From an intuitive perspective, the three situations above all help support the case of Justin Verlander being a "clutch" player. When the bases are loaded he throws strikes 57% of the time. When there are runners on Second and Third he throws strikes 45% of the time. When there are runners on first and second he throws strikes 49% of the time. The data also shows that in these high pressure situations Verlander strongly favors throwing four seem fastballs (FF). This data can be useful for batters who have to face Verlander in these high pressure situations. Verlander also has a very low hit in to play percentage in all three situations. Tyically in these high pressure situations verlander throws the pitch straight over the center of the plate.

## Jake Arrieta ##

#### Bases Loaded ####

In [None]:
# first name, last name, on_1b, on_2b, on_3b
# bases loaded
driver("jake", "arrieta", True, True, True)

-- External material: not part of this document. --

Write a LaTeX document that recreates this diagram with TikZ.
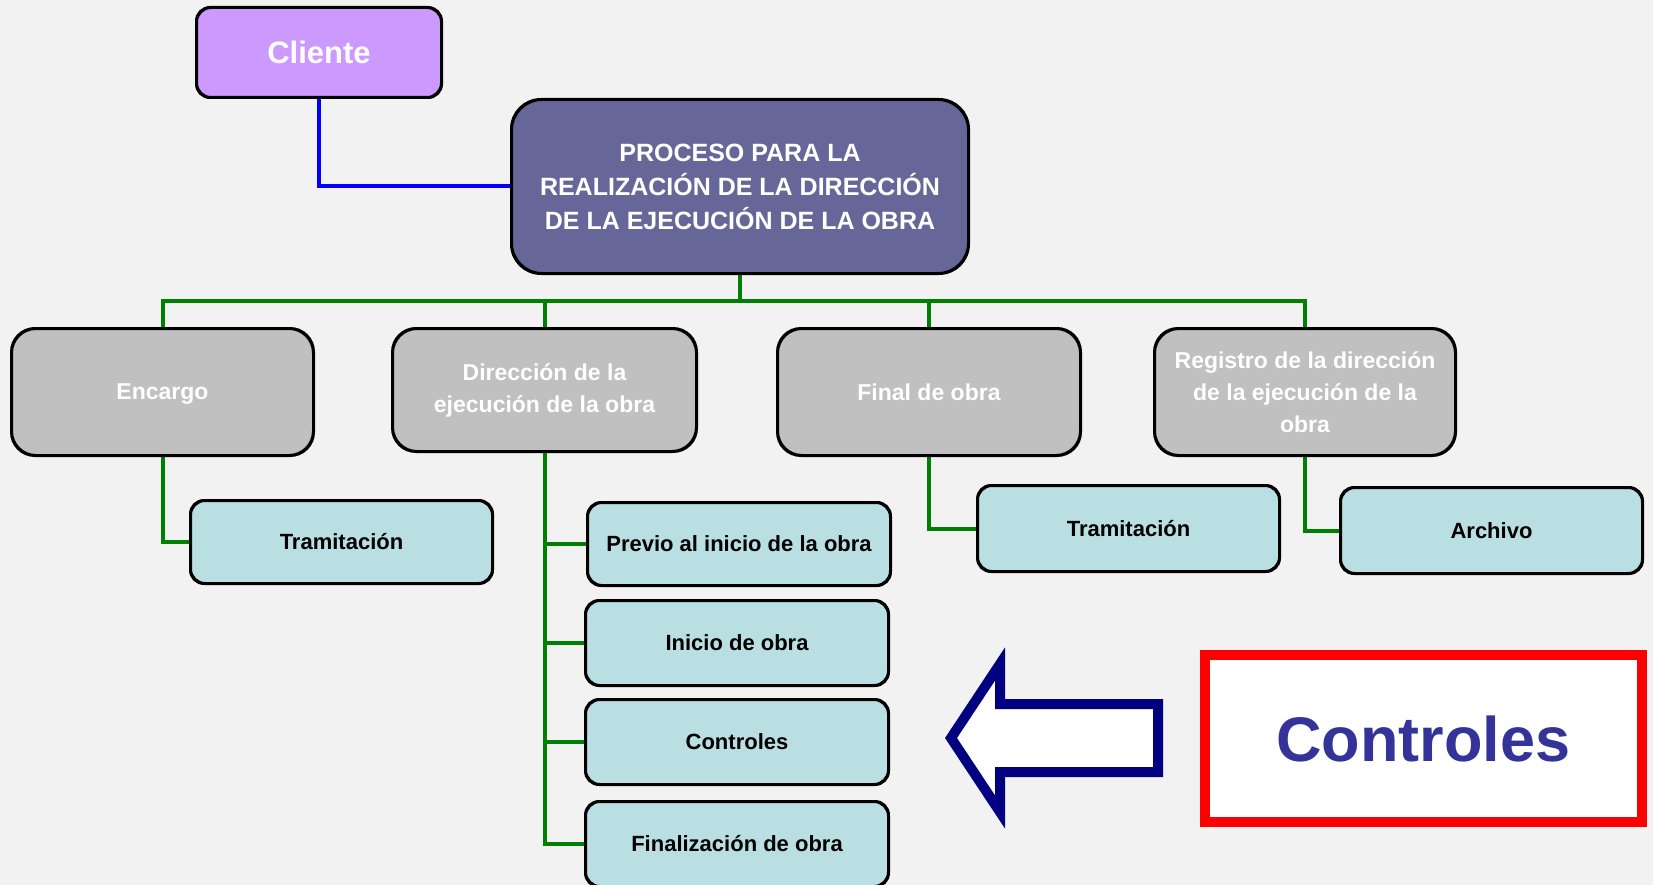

#### Runners on Second and Third ####

In [None]:
# first name, last name, on_1b, on_2b, on_3b
# bases loaded
driver("jake", "arrieta", False, True, True)

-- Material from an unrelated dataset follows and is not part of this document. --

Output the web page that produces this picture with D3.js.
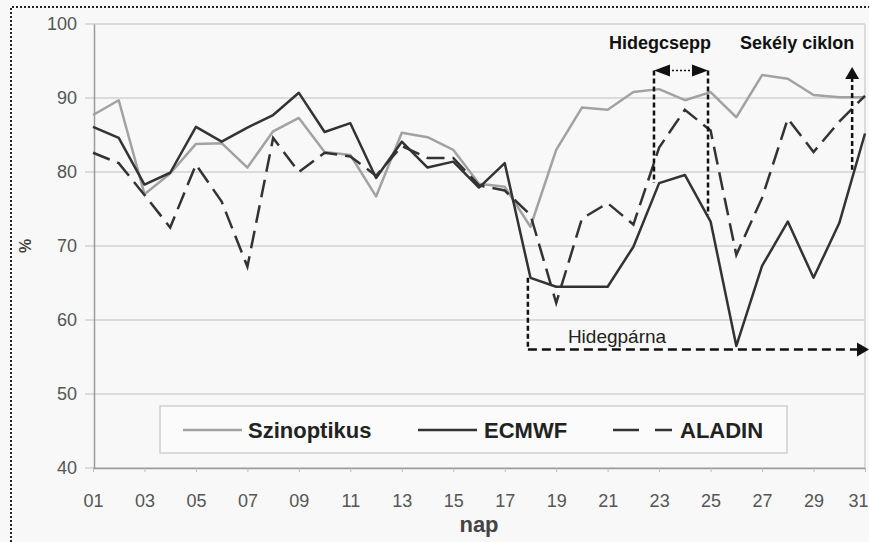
<!DOCTYPE html>
<html>
<head>
<meta charset="utf-8">
<script src="https://cdn.jsdelivr.net/npm/d3@7/dist/d3.min.js"></script>
<style>
  body { margin: 0; background: #f8f8f8; }
  text { font-family: "Liberation Sans", Arial, sans-serif; }
</style>
</head>
<body>
<script>
'use strict';

// napok (x kategóriák)
let days = [1, 2, 3, 4, 5, 6, 7, 8, 9, 10, 11, 12, 13, 14, 15, 16,
            17, 18, 19, 20, 21, 22, 23, 24, 25, 26, 27, 28, 29, 30, 31];
let dayTicks = [1, 3, 5, 7, 9, 11, 13, 15, 17, 19, 21, 23, 25, 27, 29, 31];
let yTicks = [40, 50, 60, 70, 80, 90, 100];

let szinoptikus = [87.7, 89.7, 77.0, 79.8, 83.8, 83.9, 80.6, 85.5, 87.3, 82.7, 82.3,
                   76.7, 85.3, 84.7, 83.0, 78.4, 78.0, 72.6, 83.0, 88.7, 88.4, 90.8,
                   91.2, 89.7, 90.8, 87.4, 93.1, 92.6, 90.4, 90.1, 90.1];
let ecmwf = [86.1, 84.6, 78.3, 79.9, 86.1, 84.1, 86.0, 87.7, 90.7, 85.4, 86.6,
             79.2, 84.1, 80.6, 81.4, 77.9, 81.2, 65.7, 64.5, 64.5, 64.5, 69.9,
             78.5, 79.6, 73.3, 56.5, 67.3, 73.3, 65.7, 73.1, 85.2];
let aladin = [82.6, 81.2, 76.9, 72.5, 81.0, 76.0, 67.2, 84.6, 80.0, 82.6, 82.1,
              79.5, 83.5, 81.9, 81.9, 78.2, 77.5, 74.2, 62.3, 73.7, 75.8, 72.9,
              83.3, 88.4, 85.6, 68.8, 76.5, 87.2, 82.7, 86.8, 90.3];

// megjegyzések: [nap, érték]
let hidegcsepp = [[22.8, 93.7, 78.5], [24.9, 93.7, 74.2]];
let sekelyCiklon = [30.5, 94.2, 80.3];
let hidegparna = [17.9, 65.7, 56.0, 31.0];

let width = 869,
    height = 542,
    mLeft = 93, mRight = 865, mTop = 24, mBottom = 468;

let svg = d3.select("body").append("svg")
            .attr("width", width)
            .attr("height", height);

// szaggatott keret a kép szélén
svg.append("path")
    .attr("d", "M11,542 L11,7 L869,7")
    .style("fill", "none")
    .style("stroke", "#222")
    .style("stroke-width", 2)
    .style("stroke-dasharray", "2,2");

let x = d3.scaleLinear().domain([1, 31]).range([mLeft, mRight]),
    y = d3.scaleLinear().domain([40, 100]).range([mBottom, mTop]);

// rácsvonalak
svg.append("g")
  .selectAll("line")
  .data(yTicks)
  .join("line")
    .attr("x1", mLeft - 8)
    .attr("x2", mRight)
    .attr("y1", d => y(d))
    .attr("y2", d => y(d))
    .style("stroke", "#d2d2d2")
    .style("stroke-width", 1.5);

svg.append("line")
    .attr("x1", mRight).attr("x2", mRight)
    .attr("y1", y(100)).attr("y2", y(40))
    .style("stroke", "#d2d2d2")
    .style("stroke-width", 1.5);

let yAxis = svg.append("g")
    .attr("transform", `translate(${mLeft + 1},0)`)
    .call(d3.axisLeft(y).tickValues(yTicks).tickSize(0).tickPadding(17));
yAxis.select(".domain").style("stroke", "#9a9a9a").style("stroke-width", 1.5);
yAxis.selectAll("text")
    .style("font-size", "18px")
    .style("fill", "#555");

let xAxis = svg.append("g")
    .attr("transform", `translate(0,${mBottom})`)
    .call(d3.axisBottom(x)
            .tickValues(dayTicks)
            .tickFormat(d3.format("02"))
            .tickSizeInner(4)
            .tickSizeOuter(0)
            .tickPadding(22));
xAxis.select(".domain").style("stroke", "#9a9a9a").style("stroke-width", 1.5);
xAxis.selectAll("line").style("stroke", "#bbb");
xAxis.selectAll("text")
    .style("font-size", "18px")
    .style("fill", "#555");
// az utolsó felirat a szélen
xAxis.selectAll("text")
    .filter(d => d === 31)
    .attr("text-anchor", "end")
    .attr("x", 3);

svg.append("text")
    .attr("x", x(16))
    .attr("y", 532)
    .attr("text-anchor", "middle")
    .style("font-size", "22px")
    .style("font-weight", "bold")
    .style("fill", "#444")
    .text("nap");

svg.append("text")
    .attr("transform", `translate(31,${y(70)}) rotate(-90)`)
    .attr("text-anchor", "middle")
    .style("font-size", "16px")
    .style("font-weight", "bold")
    .style("fill", "#444")
    .text("%");

// adatsorok
let line = d3.line()
    .x((d, i) => x(days[i]))
    .y(d => y(d));

svg.append("path")
    .datum(szinoptikus)
    .attr("d", line)
    .style("fill", "none")
    .style("stroke", "#a2a2a2")
    .style("stroke-width", 2.5)
    .style("stroke-linejoin", "round");

svg.append("path")
    .datum(ecmwf)
    .attr("d", line)
    .style("fill", "none")
    .style("stroke", "#333")
    .style("stroke-width", 2.5)
    .style("stroke-linejoin", "round");

svg.append("path")
    .datum(aladin)
    .attr("d", line)
    .style("fill", "none")
    .style("stroke", "#333")
    .style("stroke-width", 2.5)
    .style("stroke-dasharray", "18,8");

// megjegyzések
let ann = svg.append("g").style("fill", "#111").style("stroke", "#111");

hidegcsepp.forEach(h => {
  ann.append("line")
      .attr("x1", x(h[0])).attr("x2", x(h[0]))
      .attr("y1", y(h[1])).attr("y2", y(h[2]))
      .style("stroke-width", 2.5)
      .style("stroke-dasharray", "5,3");
});

let ax1 = x(hidegcsepp[0][0]), ax2 = x(hidegcsepp[1][0]), ay = y(hidegcsepp[0][1]);
ann.append("line")
    .attr("x1", ax1 + 14).attr("x2", ax2 - 14)
    .attr("y1", ay).attr("y2", ay)
    .style("stroke-width", 1.5)
    .style("stroke-dasharray", "2,2");
ann.append("path")
    .attr("d", `M${ax1},${ay} L${ax1 + 16},${ay - 6} L${ax1 + 16},${ay + 6}Z`)
    .style("stroke", "none");
ann.append("path")
    .attr("d", `M${ax2},${ay} L${ax2 - 16},${ay - 6} L${ax2 - 16},${ay + 6}Z`)
    .style("stroke", "none");

ann.append("text")
    .attr("x", ax1 + 6)
    .attr("y", y(96.6))
    .attr("text-anchor", "middle")
    .style("stroke", "none")
    .style("font-size", "18px")
    .style("font-weight", "bold")
    .text("Hidegcsepp");

let sx = x(sekelyCiklon[0]), sy = y(sekelyCiklon[1]);
ann.append("line")
    .attr("x1", sx).attr("x2", sx)
    .attr("y1", sy + 10).attr("y2", y(sekelyCiklon[2]))
    .style("stroke-width", 2.5)
    .style("stroke-dasharray", "5,3");
ann.append("path")
    .attr("d", `M${sx},${sy} L${sx - 7},${sy + 12} L${sx + 7},${sy + 12}Z`)
    .style("stroke", "none");
ann.append("text")
    .attr("x", sx - 55)
    .attr("y", y(96.6))
    .attr("text-anchor", "middle")
    .style("stroke", "none")
    .style("font-size", "18px")
    .style("font-weight", "bold")
    .text("Sekély ciklon");

let px = x(hidegparna[0]), py = y(hidegparna[2]), pxe = x(hidegparna[3]);
ann.append("line")
    .attr("x1", px).attr("x2", px)
    .attr("y1", y(hidegparna[1])).attr("y2", py)
    .style("stroke-width", 2.5)
    .style("stroke-dasharray", "5,3");
ann.append("line")
    .attr("x1", px).attr("x2", pxe - 6)
    .attr("y1", py).attr("y2", py)
    .style("stroke-width", 2.5)
    .style("stroke-dasharray", "9,5");
ann.append("path")
    .attr("d", `M${pxe + 4},${py} L${pxe - 8},${py - 7} L${pxe - 8},${py + 7}Z`)
    .style("stroke", "none");
ann.append("text")
    .attr("x", px + 40)
    .attr("y", py - 7)
    .style("stroke", "none")
    .style("fill", "#222")
    .style("font-size", "19px")
    .text("Hidegpárna");

// jelmagyarázat
let legend = svg.append("g");
legend.append("rect")
    .attr("x", 160).attr("y", 406)
    .attr("width", 627).attr("height", 47)
    .style("fill", "#fbfbfb")
    .style("stroke", "#cfcfcf")
    .style("stroke-width", 1.5);

let items = [
  {name: "Szinoptikus", lx: 183, tx: 248, color: "#a2a2a2", dash: null},
  {name: "ECMWF", lx: 418, tx: 484, color: "#333", dash: null},
  {name: "ALADIN", lx: 613, tx: 680, color: "#333", dash: "26,16"}
];

items.forEach(it => {
  legend.append("line")
      .attr("x1", it.lx).attr("x2", it.lx + 59)
      .attr("y1", 430).attr("y2", 430)
      .style("stroke", it.color)
      .style("stroke-width", 2.5)
      .style("stroke-dasharray", it.dash);
  legend.append("text")
      .attr("x", it.tx)
      .attr("y", 438)
      .style("font-size", "22px")
      .style("font-weight", "bold")
      .style("fill", "#222")
      .text(it.name);
});
</script>
</body>
</html>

#### Runners on First and Second ####

In [None]:
# first name, last name, on_1b, on_2b, on_3b
# bases loaded
driver("jake", "arrieta", True, True, False)

## Analysis ##
We can see that Jake Arrieta has a lower strike percentage than Verlander and also a heavy preference towards throwing sliders in these high pressure situations. This is very useful information for batters who have to face Arrieta, in fact Arrieta throws almost no four seem fast balls in these situations. The one similarity that Arrieta has to Verlander is there tendancy to throw directly over the plate in these situations.